Cosmopolis est une adaptation d’un roman de Don DeLillo en un scénario écrit en six jours par Cronenberg. Les dialogues, transcrits littéralement du roman, sont d’une grande abstraction et, prononcés dans le huis clos de la limousine, sont coupés de la réalité de l’extérieur, ce qui peut rebuter certains. Mais ils reflètent parfaitement le gouffre entre le monde du capital et celui de la rue, symbolisé par la garniture « proustée » de la voiture (référence de DeLillo au liège dont Proust avait garni les murs de sa chambre). Ce choix de fidélité aux dialogues du roman n’a donc laissé aucune initiative aux acteurs quant au texte relativement long, mais la variété dans le jeu de ceux qui sont reçus dans la limousine permet au jeu de Robert Pattinson, en s’adaptant à chacun de ses interlocuteurs, de se renouveler et de maintenir l’intérêt du spectateur. Ce qu’il réussit impeccablement.

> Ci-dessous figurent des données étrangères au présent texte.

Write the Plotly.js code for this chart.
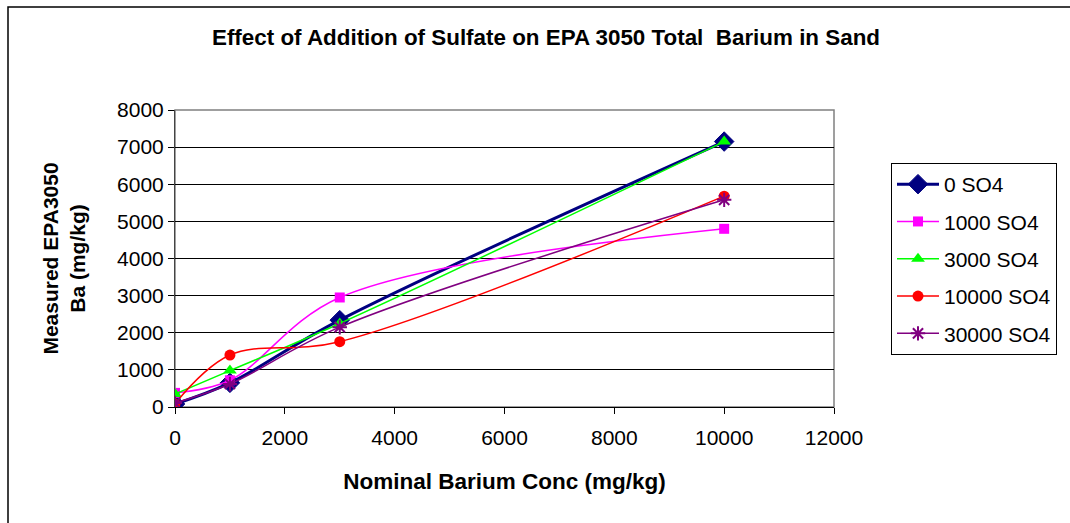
<!DOCTYPE html>
<html>
<head>
<meta charset="utf-8">
<script src="https://cdn.plot.ly/plotly-3.0.1.min.js"></script>
<style>html,body{margin:0;padding:0;background:#fff;}#chart{width:1070px;height:523px;}</style>
</head>
<body>
<div id="chart"></div>
<script>
var nominal = [0, 1000, 3000, 10000];
var seriesNames = ["0 SO4", "1000 SO4", "3000 SO4", "10000 SO4", "30000 SO4"];
var so4_0 = [80, 650, 2340, 7150];
var so4_1000 = [380, 720, 2950, 4800];
var so4_3000 = [350, 980, 2250, 7150];
var so4_10000 = [90, 1400, 1760, 5680];
var so4_30000 = [110, 620, 2150, 5580];
var xTicks = [0, 2000, 4000, 6000, 8000, 10000, 12000];
var yTicks = [0, 1000, 2000, 3000, 4000, 5000, 6000, 7000, 8000];

var colors = ["#000080", "#FF00FF", "#00FF00", "#FF0000", "#800080"];
var symbols = ["diamond", "square", "triangle-up", "circle", "asterisk-open"];
var sizes = [15, 10, 12, 11, 12];
var widths = [3, 1.5, 1.5, 1.5, 1.5];
var vals = [so4_0, so4_1000, so4_3000, so4_10000, so4_30000];

var traces = vals.map(function (v, i) {
  var m = {symbol: symbols[i], size: sizes[i], color: colors[i]};
  if (i === 4) { m.line = {color: colors[i], width: 2}; }
  else if (i === 0) { m.line = {color: colors[i], width: 1}; }
  else { m.line = {width: 0}; }
  return {
    x: nominal, y: v, name: seriesNames[i], type: "scatter", mode: "lines+markers",
    line: {color: colors[i], width: widths[i], shape: "spline", smoothing: 1},
    marker: m, legendgroup: "g" + i
  };
});

var F = "Liberation Sans, Arial, sans-serif";
var L = 175, R = 834, T = 110, B = 407, W = 1070, H = 523;
var pw = R - L, ph = B - T;

var layout = {
  width: W, height: H,
  margin: {l: L, r: W - R, t: T, b: H - B, pad: 0},
  paper_bgcolor: "#ffffff", plot_bgcolor: "#ffffff",
  font: {family: F, color: "#000"},
  title: {text: "<b>Effect of Addition of Sulfate on EPA 3050 Total  Barium in Sand</b>",
          font: {family: F, size: 22.4, color: "#000"}, x: (546 - L) / pw, xref: "paper", xanchor: "center",
          y: 1 - 37 / H, yref: "container", yanchor: "middle"},
  xaxis: {range: [0, 12000], tickvals: xTicks, ticktext: xTicks.map(String),
          showgrid: false, zeroline: false, showline: true, linecolor: "#000", linewidth: 1,
          ticks: "outside", ticklen: 6, tickcolor: "#000", tickfont: {size: 21, family: F},
          ticklabelstandoff: 6,
          title: {text: "<b>Nominal Barium Conc (mg/kg)</b>", font: {size: 22.5, family: F}, standoff: 25}},
  yaxis: {range: [0, 8000], tickvals: yTicks, ticktext: yTicks.map(String),
          showgrid: true, gridcolor: "#000", gridwidth: 1, zeroline: false,
          showline: true, linecolor: "#444", linewidth: 1,
          ticks: "outside", ticklen: 6, tickcolor: "#000", tickfont: {size: 21, family: F},
          title: {text: "<b>Measured EPA3050<br>Ba (mg/kg)</b>", font: {size: 21, family: F}, standoff: 25}},
  legend: {x: (891 - L) / pw, y: (B - 163) / ph, xanchor: "left", yanchor: "top",
           bordercolor: "#000", borderwidth: 1, bgcolor: "#fff", itemwidth: 42,
           font: {size: 21, family: F}, tracegroupgap: 7, traceorder: "grouped"},
  showlegend: true,
  shapes: [
    {type: "rect", xref: "paper", yref: "paper", x0: 0, x1: 1, y0: 0, y1: 1,
     line: {color: "#808080", width: 1.5}, layer: "below"},
    {type: "rect", xref: "paper", yref: "paper", x0: (8 - L) / pw, x1: (1080 - L) / pw,
     y0: (B - 540) / ph, y1: (B - 7) / ph, line: {color: "#000", width: 1.5}, layer: "below"}
  ]
};

Plotly.newPlot("chart", traces, layout, {displayModeBar: false, staticPlot: true});
</script>
</body>
</html>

David Cronenberg a réussi le tour de force de porter à l’écran un scénario dont les dialogues abstraits constituent l’essentiel. Certains peuvent se trouver rebutés par cette forme d’expression. Mais l’actualité du propos sur la finance et la séparation entre les deux mondes en présence est une évidence forte qui pousse à l’adhésion. Que Packer ait gardé tout au long de sa journée une certaine dignité dans son respect pour autrui peut le rendre assez sympathique, mais surtout évoque l’énorme aveuglement des possédants, même empreints d’une certaine humanité, envers ceux qui n’ont rien. « Donnez-leur des brioches !» disait Marie-Antoinette pour répondre au peuple affamé.